Average inflation for the January–December 2025 period increased by 1 percent, according to official data.
Figures released by the National Center for Statistics and Information showed that miscellaneous personal goods and services recorded the sharpest price increase, rising by 10 percent year on year.
This was followed by transport at 2.8 percent, restaurants and hotels at 2.6 percent, and furniture, household equipment and routine maintenance at 2.4 percent, as well as education at 2.2 percent.
Food and non-alcoholic beverages prices increased by 1.1 percent, while clothing and footwear rose by 0.2 percent and health by 0.1 percent. In contrast, prices in the culture and recreation group declined by 0.1 percent.
Housing, water, electricity, gas and other fuels, as well as tobacco and communications, remained unchanged over the period.
Within the food and non-alcoholic beverages category, December prices compared with the same month of 2024 showed notable increases in fish and seafood at 6 percent and fruits at 4 percent.
Sugar, jam, honey and confectionery rose by 3.5 percent, milk, cheese and eggs by 2.1 percent, and non-alcoholic beverages by 0.9 percent.
Meat prices increased by 0.8 percent, bread and cereals, oils and fats by 0.7 percent, and other unclassified food products by 0.4 percent, while vegetable prices fell by 5.8 percent.
Regionally, Al Dhahirah governorate recorded the highest inflation rate at 2.5 percent by the end of December compared with a year earlier.
Inflation also rose by 2.1 percent in Al Dakhiliyah, 1.7 percent in Muscat and Al Buraimi, and 1.5 percent in South Al Batinah.
South Al Sharqiyah and Musandam each posted increases of 1.1 percent, while North Al Sharqiyah and North Al Batinah rose by 0.9 percent. Al Wusta and Dhofar recorded inflation of 0.8 percent.

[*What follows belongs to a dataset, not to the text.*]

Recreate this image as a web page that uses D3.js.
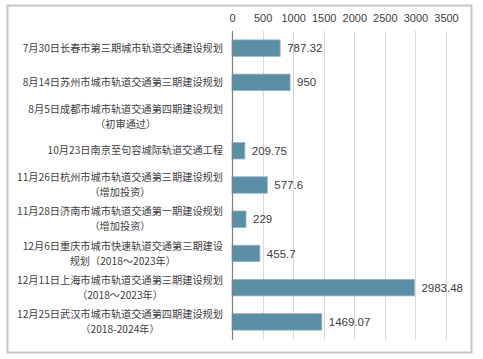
<!DOCTYPE html>
<html><head><meta charset="utf-8">
<script src="https://cdn.jsdelivr.net/npm/d3@7/dist/d3.min.js"></script>
<style>body{margin:0;background:#fff}svg{display:block}</style>
</head><body>
<svg id="c" width="483" height="359"></svg>
<script>
const categoryLines = [
  ["7月30日长春市第三期城市轨道交通建设规划"],
  ["8月14日苏州市城市轨道交通第三期建设规划"],
  ["8月5日成都市城市轨道交通第四期建设规划", "（初审通过）"],
  ["10月23日南京至句容城际轨道交通工程"],
  ["11月26日杭州市城市轨道交通第三期建设规划", "（增加投资）"],
  ["11月28日济南市城市轨道交通第一期建设规划", "（增加投资）"],
  ["12月6日重庆市城市快速轨道交通第三期建设", "规划（2018～2023年）"],
  ["12月11日上海市城市轨道交通第三期建设规划", "（2018～2023年）"],
  ["12月25日武汉市城市轨道交通第四期建设规划", "（2018-2024年）"]
];
const values = [787.32, 950, null, 209.75, 577.6, 229, 455.7, 2983.48, 1469.07];
const valueLabels = ["787.32", "950", "", "209.75", "577.6", "229", "455.7", "2983.48", "1469.07"];
const tickValues = [0, 500, 1000, 1500, 2000, 2500, 3000, 3500];

const svg = d3.select("#c");
const idx = d3.range(values.length);
const x = d3.scaleLinear().domain([0, 3500]).range([232, 446]);
const y = d3.scaleBand().domain(idx).range([31, 339]).paddingInner(0.52).paddingOuter(0.26);

// outer border
svg.append("rect").attr("x", 7.5).attr("y", 5.5).attr("width", 464).attr("height", 347)
  .attr("fill", "#fff").attr("stroke", "#c6c6c6").attr("stroke-width", 2);

// gridlines
svg.append("g").selectAll("line").data(tickValues.slice(1)).join("line")
  .attr("x1", d => Math.round(x(d)) + 0.5).attr("x2", d => Math.round(x(d)) + 0.5)
  .attr("y1", 31).attr("y2", 340).attr("stroke", "#d9d9d9").attr("stroke-width", 1);

// top axis tick labels
const ax = d3.axisTop(x).tickValues(tickValues).tickSize(0).tickPadding(0).tickFormat(d3.format("d"));
const axG = svg.append("g").attr("transform", "translate(0,22)").call(ax);
axG.select(".domain").remove();
axG.selectAll("text").attr("fill", "#404040").attr("font-family", "Arial, 'Liberation Sans', sans-serif")
  .attr("font-size", 11).attr("dy", 0);

// bars
svg.append("g").selectAll("rect").data(idx.filter(i => values[i] != null)).join("rect")
  .attr("x", x(0)).attr("y", i => y(i)).attr("width", i => x(values[i]) - x(0))
  .attr("height", y.bandwidth()).attr("fill", "#5b8fa7").attr("stroke", "#8fb3c4").attr("stroke-width", 0.8);

// value labels
svg.append("g").selectAll("text").data(idx.filter(i => values[i] != null)).join("text")
  .attr("x", i => x(values[i]) + 7).attr("y", i => y(i) + y.bandwidth() / 2).attr("dy", "0.36em")
  .attr("font-family", "Arial, 'Liberation Sans', sans-serif").attr("font-size", 11.5)
  .attr("fill", "#404040").text(i => valueLabels[i]);

// axis line at 0
svg.append("line").attr("x1", 232.5).attr("x2", 232.5).attr("y1", 31).attr("y2", 340)
  .attr("stroke", "#808080").attr("stroke-width", 1.2);

// category labels
const catG = svg.append("g").attr("font-family", "'Noto Sans CJK SC', sans-serif").attr("font-size", 10.2).attr("fill", "#404040");
idx.forEach(i => {
  const lines = categoryLines[i];
  const cy = y(i) + y.bandwidth() / 2;
  const lh = 15;
  const g = catG.append("g");
  const t0 = g.append("text").attr("x", 223).attr("y", cy - (lines.length - 1) * lh / 2)
    .attr("dy", "0.36em").attr("text-anchor", "end").text(lines[0]);
  if (lines.length > 1) {
    const w = t0.node().getComputedTextLength();
    const cx = 223 - w / 2;
    g.append("text").attr("x", cx).attr("y", cy + lh / 2).attr("dy", "0.36em")
      .attr("text-anchor", "middle").text(lines[1]);
  }
});
</script>
</body></html>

The report highlights the relative importance of expenditure groups within the consumer price index basket, underscoring why movements in certain categories have a greater impact on overall inflation.

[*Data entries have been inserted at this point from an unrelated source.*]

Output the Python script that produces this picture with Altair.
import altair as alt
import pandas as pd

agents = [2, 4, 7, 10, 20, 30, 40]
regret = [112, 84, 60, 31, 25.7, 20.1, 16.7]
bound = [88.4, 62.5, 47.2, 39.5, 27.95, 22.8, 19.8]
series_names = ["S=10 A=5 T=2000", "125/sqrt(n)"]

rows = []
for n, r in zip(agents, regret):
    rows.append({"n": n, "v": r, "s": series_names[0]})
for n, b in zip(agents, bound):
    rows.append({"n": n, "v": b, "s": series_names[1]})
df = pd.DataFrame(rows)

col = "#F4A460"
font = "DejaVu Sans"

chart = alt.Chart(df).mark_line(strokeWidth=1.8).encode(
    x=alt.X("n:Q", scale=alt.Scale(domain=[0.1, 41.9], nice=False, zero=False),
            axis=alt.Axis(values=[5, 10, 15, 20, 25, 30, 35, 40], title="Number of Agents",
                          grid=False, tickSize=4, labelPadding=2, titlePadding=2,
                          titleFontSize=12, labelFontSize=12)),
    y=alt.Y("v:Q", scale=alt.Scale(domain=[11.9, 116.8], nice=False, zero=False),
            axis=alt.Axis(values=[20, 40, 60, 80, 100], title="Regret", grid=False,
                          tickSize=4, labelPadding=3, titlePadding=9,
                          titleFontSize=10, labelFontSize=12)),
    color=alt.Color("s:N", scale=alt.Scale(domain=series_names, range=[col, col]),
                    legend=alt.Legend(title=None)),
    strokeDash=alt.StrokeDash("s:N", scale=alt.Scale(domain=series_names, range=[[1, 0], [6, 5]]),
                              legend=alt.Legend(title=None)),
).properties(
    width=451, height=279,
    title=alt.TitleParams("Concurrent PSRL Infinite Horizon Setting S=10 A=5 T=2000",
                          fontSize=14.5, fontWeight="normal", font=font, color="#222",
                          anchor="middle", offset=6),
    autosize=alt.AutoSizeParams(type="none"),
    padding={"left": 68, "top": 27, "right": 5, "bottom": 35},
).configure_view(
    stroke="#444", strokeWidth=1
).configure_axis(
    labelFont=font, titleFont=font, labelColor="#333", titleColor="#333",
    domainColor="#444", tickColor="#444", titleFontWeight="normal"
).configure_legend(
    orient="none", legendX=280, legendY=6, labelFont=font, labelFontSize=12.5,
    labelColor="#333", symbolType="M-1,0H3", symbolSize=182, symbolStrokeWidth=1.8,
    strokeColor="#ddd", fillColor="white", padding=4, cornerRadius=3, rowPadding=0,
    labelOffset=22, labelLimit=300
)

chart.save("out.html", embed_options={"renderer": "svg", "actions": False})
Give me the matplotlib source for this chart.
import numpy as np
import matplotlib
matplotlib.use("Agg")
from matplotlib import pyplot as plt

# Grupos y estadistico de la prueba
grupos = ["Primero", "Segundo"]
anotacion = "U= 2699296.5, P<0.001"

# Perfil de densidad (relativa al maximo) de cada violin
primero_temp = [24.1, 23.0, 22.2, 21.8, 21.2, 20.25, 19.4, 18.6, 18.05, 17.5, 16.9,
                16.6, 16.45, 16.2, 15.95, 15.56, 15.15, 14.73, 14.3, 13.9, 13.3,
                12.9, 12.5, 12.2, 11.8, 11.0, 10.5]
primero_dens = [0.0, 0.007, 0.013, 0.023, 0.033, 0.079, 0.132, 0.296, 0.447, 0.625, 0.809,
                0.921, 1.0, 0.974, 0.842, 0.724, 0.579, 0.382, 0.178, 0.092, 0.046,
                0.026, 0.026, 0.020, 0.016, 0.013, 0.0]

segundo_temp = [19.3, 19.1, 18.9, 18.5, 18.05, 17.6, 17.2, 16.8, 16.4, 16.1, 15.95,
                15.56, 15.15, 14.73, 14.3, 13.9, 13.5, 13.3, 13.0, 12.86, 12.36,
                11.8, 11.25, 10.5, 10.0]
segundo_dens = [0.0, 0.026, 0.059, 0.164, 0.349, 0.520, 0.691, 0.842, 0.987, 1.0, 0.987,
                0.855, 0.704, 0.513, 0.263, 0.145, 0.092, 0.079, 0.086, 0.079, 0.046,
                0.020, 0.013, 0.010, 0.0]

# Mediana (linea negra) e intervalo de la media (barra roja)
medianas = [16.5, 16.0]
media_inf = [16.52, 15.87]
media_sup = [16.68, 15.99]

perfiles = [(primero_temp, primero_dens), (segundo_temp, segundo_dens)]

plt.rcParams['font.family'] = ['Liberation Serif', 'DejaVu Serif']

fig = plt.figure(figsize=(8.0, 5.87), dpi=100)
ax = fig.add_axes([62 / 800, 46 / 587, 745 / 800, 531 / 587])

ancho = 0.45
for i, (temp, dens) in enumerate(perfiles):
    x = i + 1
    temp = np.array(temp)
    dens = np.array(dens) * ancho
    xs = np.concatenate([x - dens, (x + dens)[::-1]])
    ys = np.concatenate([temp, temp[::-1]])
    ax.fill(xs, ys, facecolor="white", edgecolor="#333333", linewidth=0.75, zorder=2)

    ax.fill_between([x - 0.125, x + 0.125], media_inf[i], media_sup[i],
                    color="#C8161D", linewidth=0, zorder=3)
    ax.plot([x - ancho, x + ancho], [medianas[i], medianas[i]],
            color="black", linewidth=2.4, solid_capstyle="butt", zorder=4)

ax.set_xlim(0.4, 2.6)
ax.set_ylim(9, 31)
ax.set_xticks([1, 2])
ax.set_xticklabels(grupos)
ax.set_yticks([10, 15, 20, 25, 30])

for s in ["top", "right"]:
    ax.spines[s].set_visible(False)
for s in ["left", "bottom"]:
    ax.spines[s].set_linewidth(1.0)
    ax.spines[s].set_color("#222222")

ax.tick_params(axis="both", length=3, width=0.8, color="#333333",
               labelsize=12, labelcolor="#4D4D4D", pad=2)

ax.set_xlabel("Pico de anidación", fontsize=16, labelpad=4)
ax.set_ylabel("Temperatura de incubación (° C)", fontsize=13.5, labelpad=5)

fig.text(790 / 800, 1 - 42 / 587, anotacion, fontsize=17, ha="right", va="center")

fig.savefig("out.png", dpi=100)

Housing, water, electricity, gas and other fuels carry the largest weight at 31.7, followed by food and non-alcoholic beverages at 20.6 and transport at 14.5.
Together, these three groups account for more than two-thirds of the CPI basket, meaning price stability in housing and utilities can significantly moderate headline inflation even when sharper increases are recorded in smaller-weight categories such as miscellaneous goods and services.
The analysis also notes that around 56,640 individual price quotations were collected from 3,907 sources across the Sultanate during the reference period.
In addition, rental data were gathered from a dedicated sample of 1,509 rented housing units, providing a detailed and representative measure of housing costs, which remain the most heavily weighted component of the inflation basket.